Overtime equates to the work week not being over at the close of today. Had the normal 40 hours for this gig been in effect, I would have gotten to leave yesterday at noon. I’ve decided it will be easier to embrace this week into the next two work weeks as a unit of time that won’t be measured in hours but rather in conclusions of tasks. We’ll see if that masks the other ways I would otherwise choose to spend my non-work time.
As the Universe smiles upon me, reminding me to see humor in things large and small, I just opened a “Recognition of Service” thank-you card from my employer. Early February would mark my 17th year of service.
This week also brought about a daily text exchange with someone who’d been out of touch for a number of years. The brief interlude has been fun, past shared experiences recalled, through as few as a handful of words that spark the reason we possibly connected originally.
Day 14 into the month. Places and faces encountered as potential lasts for some time to come. Heightened focus on the conversation, laughter, the choice and taste of the meal, the space, the people wandering from here to there, and the embrace.
I’m fortunate that there will be more times to chat with H before I hit the road.
Daniel, one of the CS3 crew that makes the space the space, was a potential long-term good-bye. So glad he was at our table, offering his usual spirit and attentiveness.
These IN people and spaces are part of me, extensions of my good life.
Spinning tunes, vinyl and CD, desiring to fill quiet.
Will lunch with a friend today before heading to a gathering on her behalf, a birthday celebration. The majority of us joining are part of a book club that has been going strong for over eight years.
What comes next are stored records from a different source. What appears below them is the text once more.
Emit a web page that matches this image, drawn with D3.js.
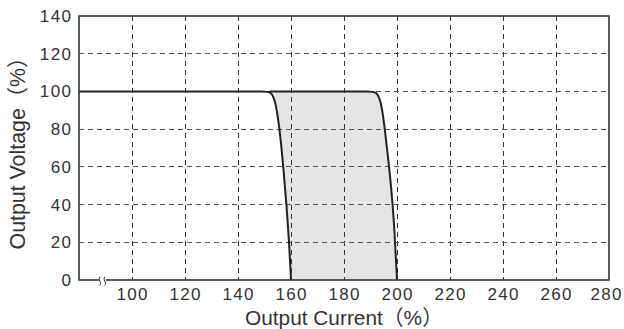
<!DOCTYPE html>
<html><head><meta charset="utf-8">
<script src="https://cdn.jsdelivr.net/npm/d3@7"></script>
<style>body{margin:0;background:#fff;}svg{display:block;}text{font-family:"Liberation Sans","Noto Sans CJK JP",sans-serif;fill:#333;}</style>
</head><body>
<svg id="c" width="624" height="329"></svg>
<script>
const xTicks = [100,120,140,160,180,200,220,240,260,280];
const yTicks = [0,20,40,60,80,100,120,140];
// boundary curves (output current %, output voltage %)
const leftCurve = [[80,100],[140,100],[150,100],[152.5,100],[154,95],[155,87],[156.1,75],[157.2,58],[158.3,40],[159.3,20],[160,0]];
const rightCurve = [[152,100],[180,100],[189.5,100],[192.3,100],[193.8,95],[194.8,87],[195.8,75],[197.2,58],[198.4,40],[199.3,20],[200,0]];
const xLabel = "Output Current（%）";
const yLabel = "Output Voltage（%）";

const svg = d3.select("#c");
const L=79,T=16,R=609,B=280;
const x = d3.scaleLinear().domain([80,280]).range([L,R]);
const y = d3.scaleLinear().domain([0,140]).range([B,T]);
const line = d3.line().x(d=>x(d[0])).y(d=>y(d[1])).curve(d3.curveBasis);

// shaded band
const leftPart = leftCurve.filter(d=>d[0]>=140).slice().reverse();
svg.append("path").attr("d", line(rightCurve) + "L" + line(leftPart).slice(1) + "Z")
  .attr("fill","#e4e5e7").attr("stroke","none");

// grid
svg.append("g").selectAll("line").data(xTicks.filter(v=>v<280)).join("line")
  .attr("x1",d=>x(d)).attr("x2",d=>x(d)).attr("y1",T).attr("y2",B)
  .attr("stroke","#333").attr("stroke-width",1).attr("stroke-dasharray","5,4").attr("shape-rendering","crispEdges");
svg.append("g").selectAll("line").data(yTicks.filter(v=>v>0&&v<140)).join("line")
  .attr("x1",L).attr("x2",R).attr("y1",d=>y(d)).attr("y2",d=>y(d))
  .attr("stroke","#555").attr("stroke-width",1).attr("stroke-dasharray","5,4").attr("shape-rendering","crispEdges");

// curves
svg.append("path").attr("d",line(leftCurve)).attr("fill","none").attr("stroke","#222").attr("stroke-width",2);
svg.append("path").attr("d",line(rightCurve)).attr("fill","none").attr("stroke","#222").attr("stroke-width",2);

// frame
svg.append("rect").attr("x",L).attr("y",T).attr("width",R-L).attr("height",B-T)
  .attr("fill","none").attr("stroke","#333").attr("stroke-width",1.6);

// break mark on x axis
const bx = x(88.8);
svg.append("rect").attr("x",bx-3.5).attr("y",B-2).attr("width",7).attr("height",4).attr("fill","#fff");
[bx-2.5, bx+2.5].forEach(px=>{
  svg.append("path").attr("d",`M${px},${B-3} C${px-2.5},${B} ${px+2.5},${B+2} ${px},${B+5.5}`)
    .attr("fill","none").attr("stroke","#333").attr("stroke-width",1);
});

// tick labels
const ls = 1.4, fs = 17;
svg.append("g").selectAll("text").data(xTicks).join("text")
  .attr("x",d=>Math.min(x(d), 606)+ls/2).attr("y",B+19.5).attr("text-anchor","middle").attr("font-size",fs)
  .attr("letter-spacing",ls).text(d=>d);
svg.append("g").selectAll("text").data(yTicks).join("text")
  .attr("x",L-8+ls).attr("y",d=>y(d)+6).attr("text-anchor","end").attr("font-size",fs)
  .attr("letter-spacing",ls).text(d=>d);

// axis titles, fitted to measured widths
function fit(sel, target){
  const w = sel.node().getComputedTextLength();
  const f = +sel.attr("font-size");
  sel.attr("font-size", f*target/w);
}
const xt = svg.append("text").attr("x",344).attr("y",325).attr("text-anchor","middle").attr("font-size",20).text(xLabel);
fit(xt,198);
const yt = svg.append("text").attr("transform","translate(25,148) rotate(-90)").attr("text-anchor","middle").attr("font-size",20).text(yLabel);
fit(yt,203);
</script>
</body></html>
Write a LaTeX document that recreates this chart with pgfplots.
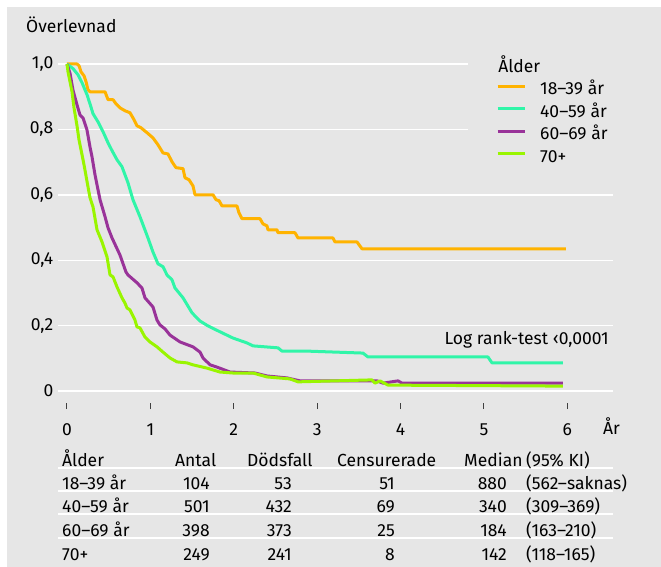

Not all of us have been involved that long, but with the exception of two, this friend was instrumental in each of us meeting. We have all become friends. I wonder does she know, the gift she has given us. Realized on her birthday.
My heart, broken in 2011 (dramatics aside, pangs and pains most definitely took up residence in my heart), has this day, August 25, 2015 been left in NC with my child. I wasn’t certain I would survive the jagged edges of grief these past few years; Now I wonder at embracing the jagged edges of joy for my child as I forge forward singularly.
Our phone conversation coming to a close, she says “Happy Mother’s Day”. I respond in kind with heartfelt measure. Disconnecting the call, my face crumbles, and there is it. Again. Loss. Grief. Longing. This memory recall within my center. Mom.
She feels it I know. How she is missed. Yet it is important she continues her healing journey toward peace, on that higher plain, joined by the others that are also missed.
I then stand here and will joy and gratitude to return.
And I wish all of my sisters, aunts, nieces, cousins, friends, as mothers or as mothered, here and beyond, a heartfelt Happy Mother’s Day.